Re: Abysmal scheduler performance in Linus' tree?
From: Peter Zijlstra
Date: Wed Sep 06 2017 - 06:44:31 EST
On Wed, Sep 06, 2017 at 11:18:46AM +0100, Chris Wilson wrote:
> > +static void get_llc_stats(struct llc_stats *stats, int cpu)
> > +{
> > + struct sched_domain_shared *sds = rcu_dereference(per_cpu(sd_llc_shared, cpu));
> > +
> > + if (!sds) {
> > + memset(&stats, 0, sizeof(*stats));
>
> Yes, I even sent you a mail about it ;)

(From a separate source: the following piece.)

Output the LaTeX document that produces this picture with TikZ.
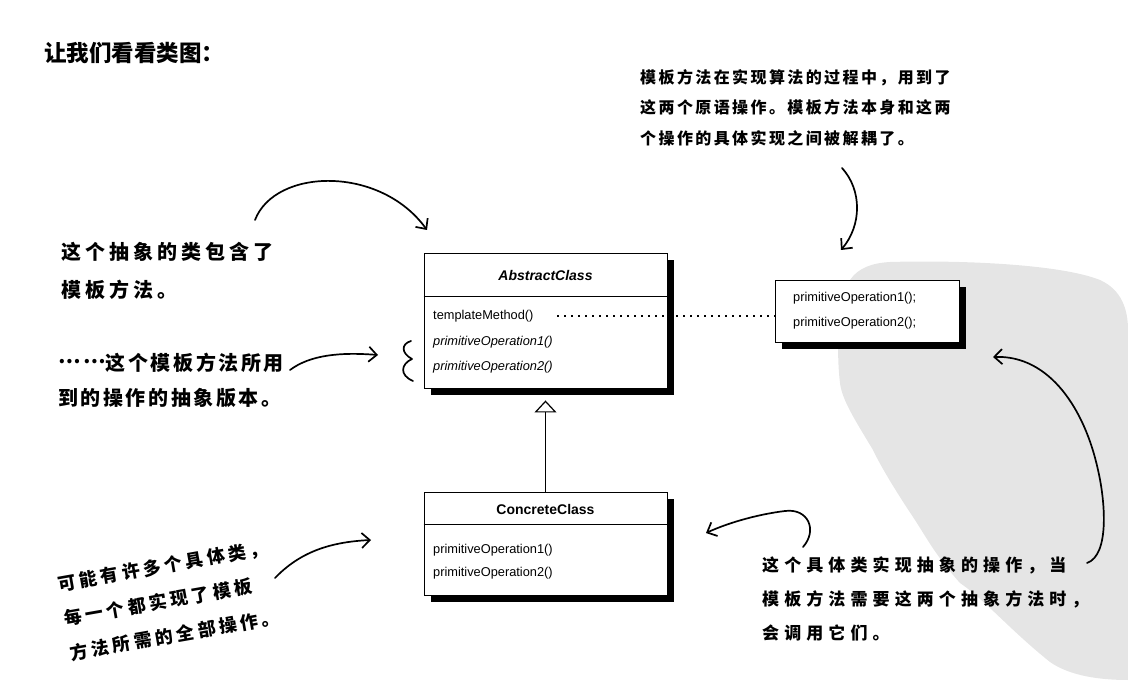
\documentclass[tikz,border=0pt]{standalone}
\usepackage{fontspec}
\usetikzlibrary{arrows.meta,shadows}
\newfontfamily\umlfont{Liberation Sans}
\newfontfamily\cjkfont{Noto Sans CJK SC}
\newfontfamily\handA[LetterSpace=20]{Noto Sans CJK SC}
\newfontfamily\handB[LetterSpace=15]{Noto Sans CJK SC}
\newfontfamily\handC[LetterSpace=30]{Noto Sans CJK SC}
\newfontfamily\handD[LetterSpace=13]{Noto Sans CJK SC}
\newfontfamily\handE[LetterSpace=20]{Noto Sans CJK SC}
\tikzset{
  umlbox/.style={draw, line width=0.9pt, fill=white, inner sep=0pt,
    drop shadow={shadow xshift=7pt, shadow yshift=-7pt, fill=black, opacity=1}},
  umltext/.style={font=\umlfont\fontsize{12.8}{14}\selectfont, inner sep=0pt, anchor=west},
  note/.style={inner sep=0pt, align=left, anchor=west},
  hand/.style={line width=1.7pt, line cap=round, line join=round},
  handarrow/.style={hand, -{Straight Barb[length=8pt,width=15pt]}},
}
\begin{document}
\begin{tikzpicture}[x=1pt,y=-1pt]
\useasboundingbox (0,0) rectangle (1128,687);
% watermark blob
\fill[black!10] (890,262) .. controls (960,260) and (1060,264) .. (1100,280)
  .. controls (1122,290) and (1128,310) .. (1128,330) -- (1128,680)
  .. controls (1100,680) and (1070,676) .. (1050,662)
  .. controls (1010,630) and (985,600) .. (960,583)
  .. controls (935,555) and (925,535) .. (913,517)
  .. controls (895,490) and (880,465) .. (873,450)
  .. controls (855,420) and (842,400) .. (840,383)
  .. controls (836,350) and (838,300) .. (850,280)
  .. controls (858,268) and (872,263) .. (890,262) -- cycle;

% title
\node[note, font=\cjkfont\bfseries\fontsize{22.5}{26}\selectfont] (title) at (44,53) {让我们看看类图：};

% AbstractClass
\node[umlbox, minimum width=243pt, minimum height=135pt] (abs) at (545.5,320.5) {};
\draw[line width=0.9pt] ([yshift=-44pt]abs.north west) -- ([yshift=-44pt]abs.north east);
\node[inner sep=0pt, font=\umlfont\bfseries\itshape\fontsize{14}{16}\selectfont] (absname) at (545.5,275) {AbstractClass};
\node[umltext] (tm) at (433,316) {templateMethod()};
\node[umltext, font=\umlfont\itshape\fontsize{12.8}{14}\selectfont] (apo1) at (433,342) {primitiveOperation1()};
\node[umltext, font=\umlfont\itshape\fontsize{12.8}{14}\selectfont] (apo2) at (433,367) {primitiveOperation2()};

% right box
\node[umlbox, minimum width=184pt, minimum height=62pt] (prim) at (867,311) {};
\node[umltext] (p1) at (793,298) {primitiveOperation1();};
\node[umltext] (p2) at (793,323) {primitiveOperation2();};

% ConcreteClass
\node[umlbox, minimum width=243pt, minimum height=103pt] (conc) at (545.5,543.5) {};
\draw[line width=0.9pt] ([yshift=-33pt]conc.north west) -- ([yshift=-33pt]conc.north east);
\node[inner sep=0pt, font=\umlfont\bfseries\fontsize{14}{16}\selectfont] (concname) at (545.5,509) {ConcreteClass};
\node[umltext] (c1) at (433,550) {primitiveOperation1()};
\node[umltext] (c2) at (433,573) {primitiveOperation2()};

% generalization
\draw[line width=1pt, -{Triangle[open, length=12pt, width=22pt, line width=1.2pt]}] (conc.north) -- ([yshift=-12pt]abs.south);

% dotted link
\coordinate (dotstart) at (557,316);
\draw[line width=1.6pt, dash pattern=on 1.6pt off 5.4pt] (dotstart) -- (prim.west |- dotstart);

% annotations
\node[note, font=\handA\bfseries\fontsize{20}{38}\selectfont] (n1) at (61,271)
  {这个抽象的类包含了\\模板方法。};
\node[note, font=\handD\bfseries\fontsize{20}{35}\selectfont] (n2) at (58,380)
  {\raisebox{0.35em}{……}这个模板方法所用\\到的操作的抽象版本。};
\node[note, font=\handB\bfseries\fontsize{16}{30.5}\selectfont] (n3) at (640,107.5)
  {模板方法在实现算法的过程中，用到了\\这两个原语操作。模板方法本身和这两\\个操作的具体实现之间被解耦了。};
\node[note, font=\handC\bfseries\fontsize{17}{34}\selectfont] (n4) at (762,599)
  {这个具体类实现抽象的操作，当\\模板方法需要这两个抽象方法时，\\会调用它们。};
\node[note, rotate=10, font=\handE\bfseries\fontsize{18}{35}\selectfont] (n5) at (64,619)
  {可能有许多个具体类，\\每一个都实现了模板\\方法所需的全部操作。};

% hand-drawn arrows
\coordinate (a1s) at (255,220); \coordinate (a1e) at (427,230);
\draw[handarrow] (a1s) .. controls (275,168) and (380,165) .. (a1e);
\coordinate (a2s) at (290,370); \coordinate (a2e) at (378,355);
\draw[handarrow] (a2s) .. controls (310,355) and (340,352) .. (a2e);
\coordinate (b1) at (411,341); \coordinate (b2) at (412,359); \coordinate (b3) at (413,381);
\draw[hand] (b1) .. controls (401,344) and (401,353) .. (b2) .. controls (401,364) and (399,375) .. (b3);
\coordinate (a3s) at (275,578); \coordinate (a3e) at (371,540);
\draw[handarrow] (a3s) .. controls (300,552) and (330,542) .. (a3e);
\coordinate (a4s) at (842,168); \coordinate (a4e) at (841,250);
\draw[handarrow] (a4s) .. controls (862,190) and (862,225) .. (a4e);
\coordinate (a5s) at (803,547); \coordinate (a5m) at (785,511); \coordinate (a5e) at (706,533);
\draw[handarrow] (a5s) .. controls (818,530) and (808,508) .. (a5m) .. controls (760,514) and (730,522) .. (a5e);
\coordinate (a6s) at (1087,563); \coordinate (a6m) at (1098,470); \coordinate (a6e) at (993,357);
\draw[handarrow] (a6s) .. controls (1110,555) and (1105,500) .. (a6m) .. controls (1085,410) and (1050,355) .. (a6e);
\end{tikzpicture}
\end{document}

Bah, too much email, sorry :-(
> > + /*
> > + * The has_capacity stuff is not SMT aware, but by trying to balance
> > + * the nr_running on both ends we try and fill the domain at equal
> > + * rates, thereby first consuming cores before siblings.
> > + */
> > +
> > + /* if the old cache has capacity, stay there */
> > + if (prev_stats.has_capacity && prev_stats.nr_running < this_stats.nr_running+1)
> > + return false;
> > +
> > + /* if this cache has capacity, come here */
> > + if (this_stats.has_capacity && this_stats.nr_running < prev_stats.nr_running+1)
> > + return true;
>
> This is still not working as intended, it should be
>
> if (this_stats.has_capacity && this_stats.nr_running+1 < prev_stats.nr_running)
> return true;
>
> to fix the regression.
Argh, you're quite right. Let me do a patch for that.